At Sarah Lawrence, I started off concentrating in religion and philosophy, but then I did a summer apprenticeship at Williamstown – it’s a fabulous program that they have – and I just fell in love with the theatre.
I did plays at Sarah Lawrence with Wilford Leach, who subsequently became a director at the Public Theater with Joe Papp, and I also worked with John Braswell. So I had Will and John and Brian De Palma [SLC/M.A. ’64], who was one of our first male students – in fact, he was one of the few men around. He directed and did some of his earliest movies there. I dated him and worked with him. We did a movie called The Wedding Party. It was a collaboration with Will and Brian. John was in it too, and Robert De Niro, who used to come up from the City and do shows at SLC. What Will was doing was so off the radar; it was as if he had his own theatre chemistry lab at the College.
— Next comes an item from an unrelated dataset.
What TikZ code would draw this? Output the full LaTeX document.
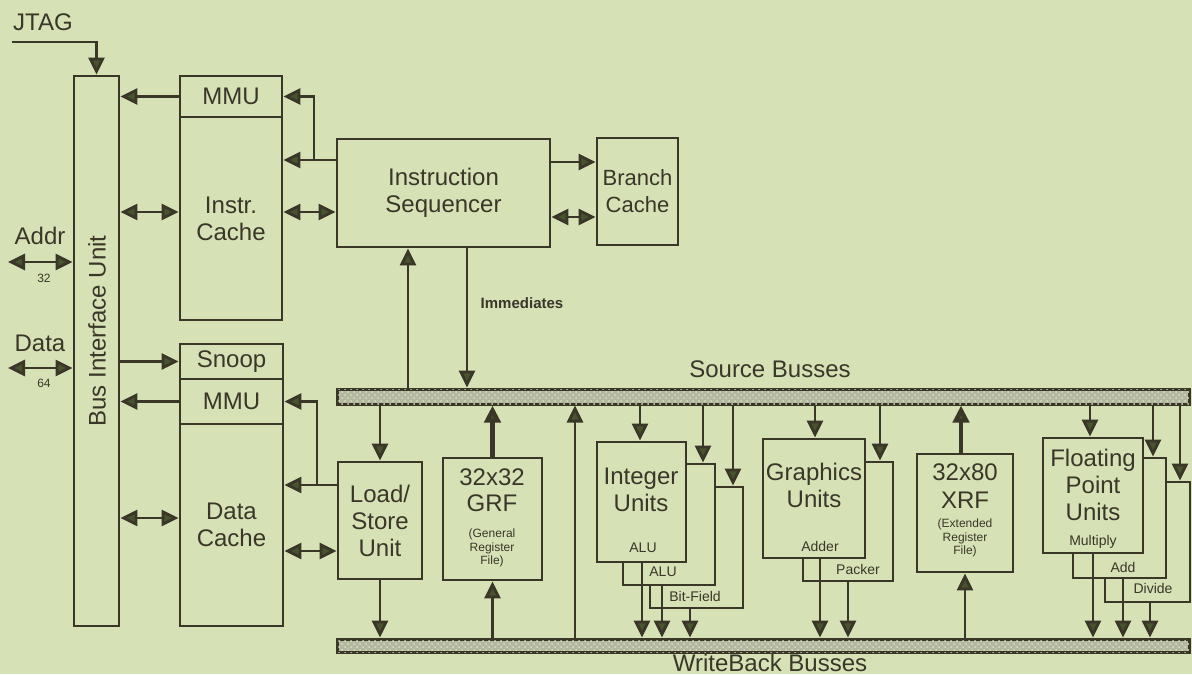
\documentclass[tikz,border=0pt]{standalone}
\usepackage{fontspec}
\setmainfont{Liberation Sans}
\usetikzlibrary{arrows.meta,positioning,fit,patterns}
\definecolor{paper}{HTML}{D6E1B6}
\definecolor{ink}{HTML}{3A3628}
\definecolor{tip}{HTML}{485330}
\definecolor{busfill}{HTML}{B4B8A2}

\begin{document}
\begin{tikzpicture}[x=0.5pt,y=-0.5pt,color=ink,line width=1.4pt,
>={Triangle[length=8.5pt,width=8pt,fill=tip]},
blk/.style={draw,fill=paper,inner sep=0pt},
bus/.style={draw,line width=1.5pt,fill=busfill,postaction={pattern=crosshatch dots,pattern color=paper},inner sep=0pt},
lbl/.style={font=\fontsize{12}{13.5}\selectfont,align=center,inner sep=1pt},
small/.style={font=\fontsize{7}{8}\selectfont,inner sep=0.5pt},
tiny/.style={font=\fontsize{6}{6.8}\selectfont,align=center,inner sep=0pt},
wire/.style={line width=1.4pt},
fat/.style={line width=2.4pt}]
\fill[paper] (0,0) rectangle (1192,674);
\useasboundingbox (0,0) rectangle (1192,674);

% bus interface and caches
\node[blk,fit={(74,76)(119,626)}] (biu) {};
\node[lbl,rotate=90] (biulbl) at (97,331) {Bus Interface Unit};
\node[lbl] (jtag) at (43,22) {JTAG};
\node[lbl] (addr) at (40,236) {Addr};
\node[small,font=\fontsize{6}{7}\selectfont] (w32) at (44,278) {32};
\node[lbl] (data) at (40,343) {Data};
\node[small,font=\fontsize{6}{7}\selectfont] (w64) at (44,383) {64};
\coordinate (jtagin) at (12,42);
\coordinate (addrend) at (8,262);
\coordinate (dataend) at (8,368);

\node[blk,fit={(180,76)(282,117)},label={[lbl]center:MMU}] (immu) {};
\node[blk,fit={(180,117)(282,320)},label={[lbl]center:Instr.\\Cache}] (icache) {};
\node[blk,fit={(337,139)(550,247)},label={[lbl]center:Instruction\\Sequencer}] (seq) {};
\node[blk,fit={(597,138)(678,245)},label={[lbl,font=\fontsize{11}{13.5}\selectfont]center:Branch\\Cache}] (bcache) {};
\node[blk,fit={(180,344)(283,379)},label={[lbl]center:Snoop}] (snoop) {};
\node[blk,fit={(180,379)(283,424)},label={[lbl]center:MMU}] (dmmu) {};
\node[blk,fit={(180,424)(283,626)},label={[lbl]center:Data\\Cache}] (dcache) {};
\node[small,font=\fontsize{7.5}{8}\selectfont\bfseries] (imm) at (522,303) {Immediates};

% busses
\node[bus,fit={(337,389)(1189,404)}] (srcbus) {};
\node[bus,fit={(337,639)(1189,652)}] (wbbus) {};
\node[lbl] (srclbl) at (770,369) {Source Busses};
\node[lbl,anchor=base] (wblbl) at (770,671) {WriteBack Busses};

% execution units
\node[blk,fit={(338,462)(422,579)},label={[lbl]center:Load/\\Store\\Unit}] (lsu) {};
\node[blk,fit={(443,458)(542,580)}] (grf) {};
\node[lbl] (grfnum) at (492,477) {32x32};
\node[lbl] (grfname) at (492,503) {GRF};
\node[tiny] (grfnote) at (492,548) {(General\\Register\\File)};

\node[blk,fit={(650,487)(743,608)}] (int3) {};
\node[blk,fit={(623,464)(715,585)}] (int2) {};
\node[blk,fit={(597,442)(686,562)}] (int1) {};
\node[lbl] (intlbl) at (641,490) {Integer\\Units};
\node[small] (alu1) at (643,548) {ALU};
\node[small] (alu2) at (663,572) {ALU};
\node[small] (bitf) at (695,596) {Bit-Field};

\node[blk,fit={(803,462)(893,581)}] (gfx2) {};
\node[blk,fit={(763,439)(865,558)}] (gfx1) {};
\node[lbl] (gfxlbl) at (814,485) {Graphics\\Units};
\node[small] (adder) at (820,546) {Adder};
\node[small] (packer) at (858,569) {Packer};

\node[blk,fit={(917,454)(1013,572)}] (xrf) {};
\node[lbl] (xrfnum) at (965,472) {32x80};
\node[lbl] (xrfname) at (965,500) {XRF};
\node[tiny] (xrfnote) at (965,538) {(Extended\\Register\\File)};

\node[blk,fit={(1105,482)(1190,602)}] (fp3) {};
\node[blk,fit={(1073,458)(1166,578)}] (fp2) {};
\node[blk,fit={(1043,438)(1143,553)}] (fp1) {};
\node[lbl] (fplbl) at (1093,485) {Floating\\Point\\Units};
\node[small] (mul) at (1093,542) {Multiply};
\node[small] (add) at (1123,567) {Add};
\node[small] (div) at (1153,588) {Divide};

% connections
\draw[wire,->] (jtagin) -| (biu.north);
\draw[wire,<->] (addrend) -- (biu.west |- addrend);
\draw[wire,<->] (dataend) -- (biu.west |- dataend);
\draw[wire,->] (immu.west) -- (biu.east |- immu.west);
\draw[wire,<->] (biu.east |- 0,212) -- (icache.west |- 0,212);
\coordinate (itap) at (314,160);
\draw[wire,->] (seq.west |- itap) -- (icache.east |- itap);
\draw[wire,->] (itap) |- (immu.east);
\draw[wire,<->] (icache.east |- 0,212) -- (seq.west |- 0,212);
\draw[wire,->] (seq.east |- 0,162) -- (bcache.west |- 0,162);
\draw[wire,<->] (seq.east |- 0,217) -- (bcache.west |- 0,217);
\draw[wire,->] (srcbus.north -| 408,0) -- (seq.south -| 408,0);
\draw[wire,->] (seq.south -| 467,0) -- (srcbus.north -| 467,0);

\draw[wire,->] (biu.east |- snoop.west) -- (snoop.west);
\draw[wire,->] (dmmu.west) -- (biu.east |- dmmu.west);
\draw[wire,<->] (biu.east |- 0,518) -- (dcache.west |- 0,518);
\coordinate (dtap) at (317,485);
\draw[wire,->] (lsu.west |- dtap) -- (dcache.east |- dtap);
\draw[wire,->] (dtap) |- (dmmu.east);
\draw[wire,<->] (dcache.east |- 0,551) -- (lsu.west |- 0,551);

\draw[wire,->] (srcbus.south -| lsu.north) -- (lsu.north);
\draw[wire,->] (lsu.south) -- (wbbus.north -| lsu.south);
\draw[fat,->] (grf.north) -- (srcbus.south -| grf.north);
\draw[wire,->] (wbbus.north -| grf.south) -- (grf.south);
\draw[wire,->] (wbbus.north -| 575,0) -- (srcbus.south -| 575,0);
\draw[fat,->] (xrf.north -| 961,0) -- (srcbus.south -| 961,0);
\draw[wire,->] (wbbus.north -| 965,0) -- (xrf.south -| 965,0);

\foreach \xx/\unit in {640/int1,703/int2,733/int3,815/gfx1,880/gfx2,1090/fp1,1153/fp2,1180/fp3}
  \draw[wire,->] (srcbus.south -| \xx,0) -- (\unit.north -| \xx,0);
\foreach \xx/\unit in {642/int1,662/int2,690/int3,820/gfx1,848/gfx2,1093/fp1,1123/fp2,1150/fp3}
  \draw[wire,->] (\unit.south -| \xx,0) -- (wbbus.north -| \xx,0);
\end{tikzpicture}
\end{document}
FROM THE WEDDING PARTY TO BRIDESMAIDS
[Clayburgh and De Palma are pictured here from 1976]
Clayburgh went on to appear in several Broadway productions and films, and really made her mark in Paul Mazursky's An Unmarried Woman in 1978, which garnered her first Oscar nomination. The following year, she was nominated again for her role in Alan J. Pakula's Starting Over. These two roles solidified Clayburgh as a symbol of the growing feminist movement in the 1970s.
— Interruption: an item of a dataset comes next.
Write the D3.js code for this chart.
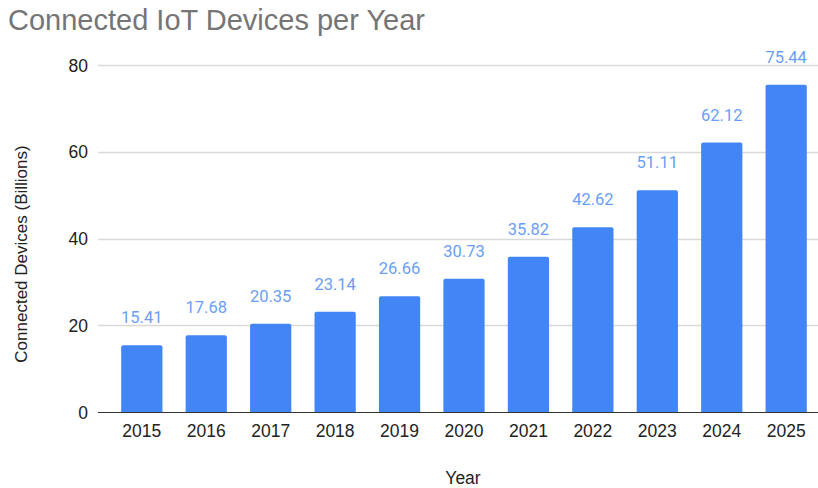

Clayburgh, Rabe, and De Palma have remained friends throughout the years (as recently as three years ago, Rabe revised a draft of the screenplay for De Palma's still-in-development Untouchables prequel). Clayburgh once dated Al Pacino, with whom she starred in an off-Broadway production of The Indian Wants the Bronx in 1968. Recently, her daughter, Lily Rabe, had been co-starring with Pacino in a Broadway production of The Merchant of Venice (Rabe is taking a week-long leave of absence from the show, which is pushing its official opening night from November 7th to November 15th). Clayburgh had been appearing in several stage productions of late, as well as taking on various film and TV roles, including Nip/Tuck, for which Jennifer Salt was a producer/writer.
Clayburgh can be seen back in theaters later this month when Edward Zwick's Love & Other Drugs opens November 24th. Clayburgh's movie career will perhaps come full circle with her final film role next May, in Paul Feig's Bridesmaids, a comedy in which two women battle to plan their friend's wedding party.